EXERCISE PROMPT:
Copy out exactly the lines from the one holding "Write a Python" through the one holding "import plotly.graph_objects as go", ends included; omit images.

Rows from a dataset of charts and code:
┄┄┄┄┄┄┄┄┄┄

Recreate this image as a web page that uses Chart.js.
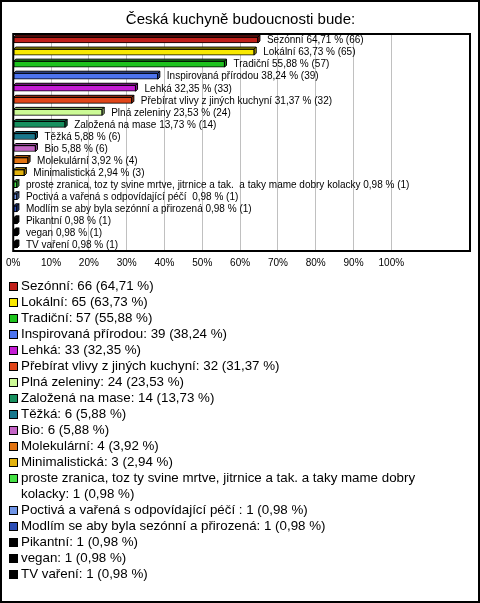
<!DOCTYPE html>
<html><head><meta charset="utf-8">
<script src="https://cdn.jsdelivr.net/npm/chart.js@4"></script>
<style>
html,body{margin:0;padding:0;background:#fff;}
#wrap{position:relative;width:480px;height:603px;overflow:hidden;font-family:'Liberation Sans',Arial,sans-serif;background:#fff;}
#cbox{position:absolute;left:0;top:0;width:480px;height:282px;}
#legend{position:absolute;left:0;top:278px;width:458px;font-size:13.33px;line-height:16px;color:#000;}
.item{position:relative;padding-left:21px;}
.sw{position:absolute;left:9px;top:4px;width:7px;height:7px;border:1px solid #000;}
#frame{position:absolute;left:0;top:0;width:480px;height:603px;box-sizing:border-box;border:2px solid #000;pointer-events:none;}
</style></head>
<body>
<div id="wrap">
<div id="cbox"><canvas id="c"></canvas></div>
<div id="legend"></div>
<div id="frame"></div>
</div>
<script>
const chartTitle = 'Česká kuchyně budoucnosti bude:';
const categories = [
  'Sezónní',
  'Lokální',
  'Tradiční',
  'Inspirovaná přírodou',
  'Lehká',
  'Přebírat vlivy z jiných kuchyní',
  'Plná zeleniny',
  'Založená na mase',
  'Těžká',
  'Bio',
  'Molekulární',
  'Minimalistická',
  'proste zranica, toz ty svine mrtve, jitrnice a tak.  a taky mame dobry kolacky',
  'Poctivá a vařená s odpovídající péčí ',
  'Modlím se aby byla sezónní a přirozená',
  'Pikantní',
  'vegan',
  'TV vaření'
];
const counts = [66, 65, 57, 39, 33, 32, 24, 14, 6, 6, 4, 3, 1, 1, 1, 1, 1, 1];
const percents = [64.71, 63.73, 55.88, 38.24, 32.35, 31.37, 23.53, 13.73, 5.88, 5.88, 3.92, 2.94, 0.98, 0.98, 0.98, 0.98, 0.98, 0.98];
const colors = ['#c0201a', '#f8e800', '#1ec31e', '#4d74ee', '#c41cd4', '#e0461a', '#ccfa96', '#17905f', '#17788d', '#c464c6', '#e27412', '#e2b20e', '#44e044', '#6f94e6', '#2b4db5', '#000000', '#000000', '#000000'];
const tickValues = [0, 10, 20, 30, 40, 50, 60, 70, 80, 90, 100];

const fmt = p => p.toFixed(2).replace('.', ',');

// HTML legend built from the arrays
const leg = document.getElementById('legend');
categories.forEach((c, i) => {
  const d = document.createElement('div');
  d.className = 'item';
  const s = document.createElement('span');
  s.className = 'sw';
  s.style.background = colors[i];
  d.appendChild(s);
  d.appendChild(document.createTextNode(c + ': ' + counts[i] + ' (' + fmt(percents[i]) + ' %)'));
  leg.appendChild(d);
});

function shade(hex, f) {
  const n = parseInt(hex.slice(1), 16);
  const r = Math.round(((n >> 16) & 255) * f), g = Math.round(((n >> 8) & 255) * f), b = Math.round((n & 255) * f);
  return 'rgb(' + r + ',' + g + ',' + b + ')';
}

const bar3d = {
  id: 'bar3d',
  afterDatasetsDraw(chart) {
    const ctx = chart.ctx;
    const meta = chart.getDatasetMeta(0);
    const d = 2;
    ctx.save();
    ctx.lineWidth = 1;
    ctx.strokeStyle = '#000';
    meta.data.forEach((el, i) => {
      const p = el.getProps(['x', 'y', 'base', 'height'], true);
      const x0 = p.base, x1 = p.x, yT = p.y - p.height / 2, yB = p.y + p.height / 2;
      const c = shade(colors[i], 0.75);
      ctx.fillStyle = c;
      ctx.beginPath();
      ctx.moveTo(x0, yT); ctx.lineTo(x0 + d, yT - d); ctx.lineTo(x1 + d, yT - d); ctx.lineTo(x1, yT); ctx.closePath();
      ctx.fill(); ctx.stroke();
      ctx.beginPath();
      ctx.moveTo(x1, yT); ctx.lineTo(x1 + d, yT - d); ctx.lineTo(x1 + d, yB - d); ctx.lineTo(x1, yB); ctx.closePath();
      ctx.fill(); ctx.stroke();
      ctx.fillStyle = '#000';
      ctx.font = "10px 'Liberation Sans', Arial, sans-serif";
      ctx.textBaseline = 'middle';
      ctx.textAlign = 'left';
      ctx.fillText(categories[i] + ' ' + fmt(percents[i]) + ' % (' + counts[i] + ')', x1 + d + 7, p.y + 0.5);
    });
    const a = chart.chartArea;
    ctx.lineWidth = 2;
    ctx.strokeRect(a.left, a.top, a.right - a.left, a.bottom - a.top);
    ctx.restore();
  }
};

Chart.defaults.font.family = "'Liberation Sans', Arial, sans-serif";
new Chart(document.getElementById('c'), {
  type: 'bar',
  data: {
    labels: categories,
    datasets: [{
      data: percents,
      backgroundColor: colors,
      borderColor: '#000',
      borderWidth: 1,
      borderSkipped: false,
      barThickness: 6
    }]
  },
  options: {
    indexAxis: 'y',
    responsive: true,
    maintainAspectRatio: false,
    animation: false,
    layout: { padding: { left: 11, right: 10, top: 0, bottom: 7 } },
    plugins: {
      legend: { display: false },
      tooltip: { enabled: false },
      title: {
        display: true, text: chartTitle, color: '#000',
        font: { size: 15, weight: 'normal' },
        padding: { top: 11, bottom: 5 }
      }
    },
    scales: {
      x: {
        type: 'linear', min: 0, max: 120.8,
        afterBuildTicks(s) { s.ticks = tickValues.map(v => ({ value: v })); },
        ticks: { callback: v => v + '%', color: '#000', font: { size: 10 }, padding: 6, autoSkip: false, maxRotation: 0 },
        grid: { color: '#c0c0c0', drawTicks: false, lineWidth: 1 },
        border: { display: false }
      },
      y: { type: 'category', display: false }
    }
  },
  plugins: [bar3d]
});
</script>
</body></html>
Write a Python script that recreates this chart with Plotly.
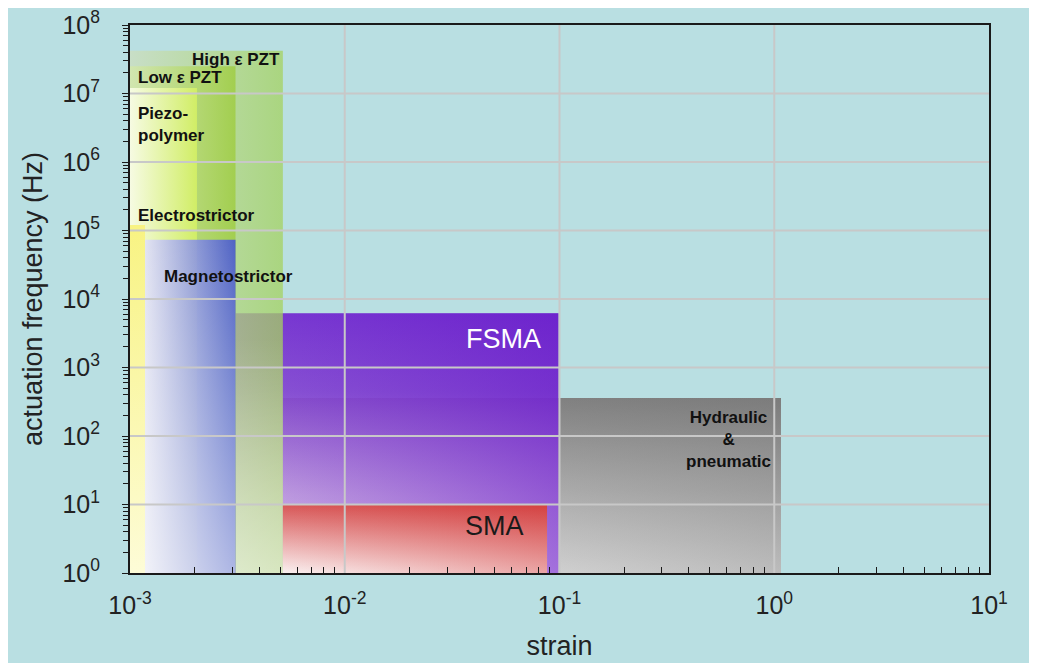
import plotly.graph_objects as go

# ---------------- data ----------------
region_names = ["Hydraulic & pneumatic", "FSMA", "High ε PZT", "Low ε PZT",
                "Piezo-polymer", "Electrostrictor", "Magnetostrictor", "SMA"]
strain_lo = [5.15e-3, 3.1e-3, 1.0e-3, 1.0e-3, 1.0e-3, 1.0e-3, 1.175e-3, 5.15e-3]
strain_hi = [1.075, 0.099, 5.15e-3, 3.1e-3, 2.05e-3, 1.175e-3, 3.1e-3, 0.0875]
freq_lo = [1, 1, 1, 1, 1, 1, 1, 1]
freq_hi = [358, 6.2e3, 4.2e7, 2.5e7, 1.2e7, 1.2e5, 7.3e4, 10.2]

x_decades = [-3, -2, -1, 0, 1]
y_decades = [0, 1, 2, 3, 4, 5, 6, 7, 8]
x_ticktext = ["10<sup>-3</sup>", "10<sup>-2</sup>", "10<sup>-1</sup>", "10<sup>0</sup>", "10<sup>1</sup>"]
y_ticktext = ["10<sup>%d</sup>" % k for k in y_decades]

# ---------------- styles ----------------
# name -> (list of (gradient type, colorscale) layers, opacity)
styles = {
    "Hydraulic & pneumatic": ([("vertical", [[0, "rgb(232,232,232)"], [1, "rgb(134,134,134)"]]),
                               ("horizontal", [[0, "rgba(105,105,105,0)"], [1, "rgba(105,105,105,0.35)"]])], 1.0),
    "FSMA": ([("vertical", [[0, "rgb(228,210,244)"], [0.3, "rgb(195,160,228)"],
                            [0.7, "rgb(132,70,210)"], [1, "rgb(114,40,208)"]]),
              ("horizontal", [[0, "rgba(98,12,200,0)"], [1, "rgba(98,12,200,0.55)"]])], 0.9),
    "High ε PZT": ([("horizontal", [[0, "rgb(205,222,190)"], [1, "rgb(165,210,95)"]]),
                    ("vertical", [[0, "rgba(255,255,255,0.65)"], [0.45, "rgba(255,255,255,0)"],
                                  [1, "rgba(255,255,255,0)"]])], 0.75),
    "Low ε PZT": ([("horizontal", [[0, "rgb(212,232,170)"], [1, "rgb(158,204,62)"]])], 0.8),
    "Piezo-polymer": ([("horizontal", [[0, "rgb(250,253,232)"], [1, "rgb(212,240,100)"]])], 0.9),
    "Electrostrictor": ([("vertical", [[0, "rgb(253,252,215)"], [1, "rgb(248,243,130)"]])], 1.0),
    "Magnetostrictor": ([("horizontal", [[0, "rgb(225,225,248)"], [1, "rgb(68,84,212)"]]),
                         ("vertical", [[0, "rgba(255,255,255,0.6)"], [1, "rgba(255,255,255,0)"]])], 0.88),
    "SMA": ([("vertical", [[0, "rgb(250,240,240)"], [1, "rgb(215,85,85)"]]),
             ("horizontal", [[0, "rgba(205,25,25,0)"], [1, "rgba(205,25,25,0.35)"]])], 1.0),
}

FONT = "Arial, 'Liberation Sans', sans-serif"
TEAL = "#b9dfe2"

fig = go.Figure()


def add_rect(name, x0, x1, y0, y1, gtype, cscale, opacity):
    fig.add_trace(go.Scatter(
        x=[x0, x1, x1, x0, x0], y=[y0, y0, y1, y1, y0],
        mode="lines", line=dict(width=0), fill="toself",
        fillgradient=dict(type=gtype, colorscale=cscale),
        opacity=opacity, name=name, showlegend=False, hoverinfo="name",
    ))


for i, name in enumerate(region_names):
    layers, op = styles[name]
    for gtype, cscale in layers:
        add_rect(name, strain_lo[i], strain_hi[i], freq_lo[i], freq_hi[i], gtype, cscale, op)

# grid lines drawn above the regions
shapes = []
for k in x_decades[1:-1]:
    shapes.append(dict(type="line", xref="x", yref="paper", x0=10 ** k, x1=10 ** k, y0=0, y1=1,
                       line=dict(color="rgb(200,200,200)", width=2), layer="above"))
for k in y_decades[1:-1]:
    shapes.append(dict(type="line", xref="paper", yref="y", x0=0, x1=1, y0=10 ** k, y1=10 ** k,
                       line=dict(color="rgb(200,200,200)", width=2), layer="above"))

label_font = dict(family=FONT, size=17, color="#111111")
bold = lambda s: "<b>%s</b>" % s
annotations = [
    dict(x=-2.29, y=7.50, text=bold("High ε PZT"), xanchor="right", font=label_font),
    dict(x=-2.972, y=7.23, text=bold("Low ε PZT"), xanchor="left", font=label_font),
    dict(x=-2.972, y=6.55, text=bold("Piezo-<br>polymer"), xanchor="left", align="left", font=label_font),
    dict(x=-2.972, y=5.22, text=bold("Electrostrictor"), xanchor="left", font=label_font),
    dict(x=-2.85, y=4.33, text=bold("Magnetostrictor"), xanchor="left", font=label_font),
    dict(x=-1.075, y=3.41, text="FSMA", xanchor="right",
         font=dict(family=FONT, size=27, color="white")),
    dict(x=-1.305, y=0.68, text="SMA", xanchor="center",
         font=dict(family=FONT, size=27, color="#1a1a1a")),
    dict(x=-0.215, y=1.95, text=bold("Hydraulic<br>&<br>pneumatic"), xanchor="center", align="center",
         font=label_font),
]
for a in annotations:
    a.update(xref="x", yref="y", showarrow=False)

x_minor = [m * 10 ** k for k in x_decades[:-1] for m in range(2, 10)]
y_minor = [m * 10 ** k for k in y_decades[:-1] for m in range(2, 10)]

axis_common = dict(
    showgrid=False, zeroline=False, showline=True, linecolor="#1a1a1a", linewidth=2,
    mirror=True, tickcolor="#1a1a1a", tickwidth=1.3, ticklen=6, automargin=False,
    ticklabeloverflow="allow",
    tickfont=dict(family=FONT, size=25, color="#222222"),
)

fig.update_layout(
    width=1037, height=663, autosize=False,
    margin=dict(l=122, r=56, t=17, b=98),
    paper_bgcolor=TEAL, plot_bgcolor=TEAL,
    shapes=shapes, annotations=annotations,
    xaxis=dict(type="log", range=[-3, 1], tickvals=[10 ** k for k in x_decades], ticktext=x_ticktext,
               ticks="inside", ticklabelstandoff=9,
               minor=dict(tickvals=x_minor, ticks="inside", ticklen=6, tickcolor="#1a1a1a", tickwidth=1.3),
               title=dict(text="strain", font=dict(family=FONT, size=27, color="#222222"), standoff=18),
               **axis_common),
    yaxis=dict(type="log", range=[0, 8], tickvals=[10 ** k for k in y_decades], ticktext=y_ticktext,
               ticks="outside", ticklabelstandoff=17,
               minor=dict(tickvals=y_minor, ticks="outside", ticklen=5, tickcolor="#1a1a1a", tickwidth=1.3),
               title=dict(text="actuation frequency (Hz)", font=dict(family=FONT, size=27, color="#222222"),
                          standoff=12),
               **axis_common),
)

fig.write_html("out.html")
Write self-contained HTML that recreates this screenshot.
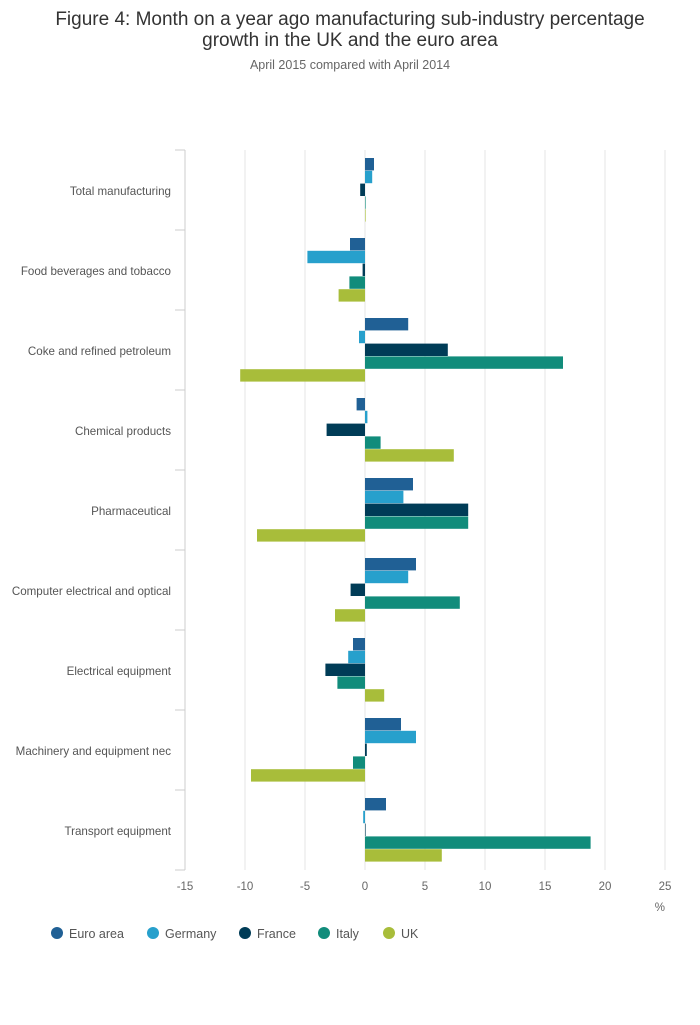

┄┄┄┄┄┄┄┄┄┄

OUTPUT OF THE TASK:
Write a Python script that recreates this chart with Plotly.
import plotly.graph_objects as go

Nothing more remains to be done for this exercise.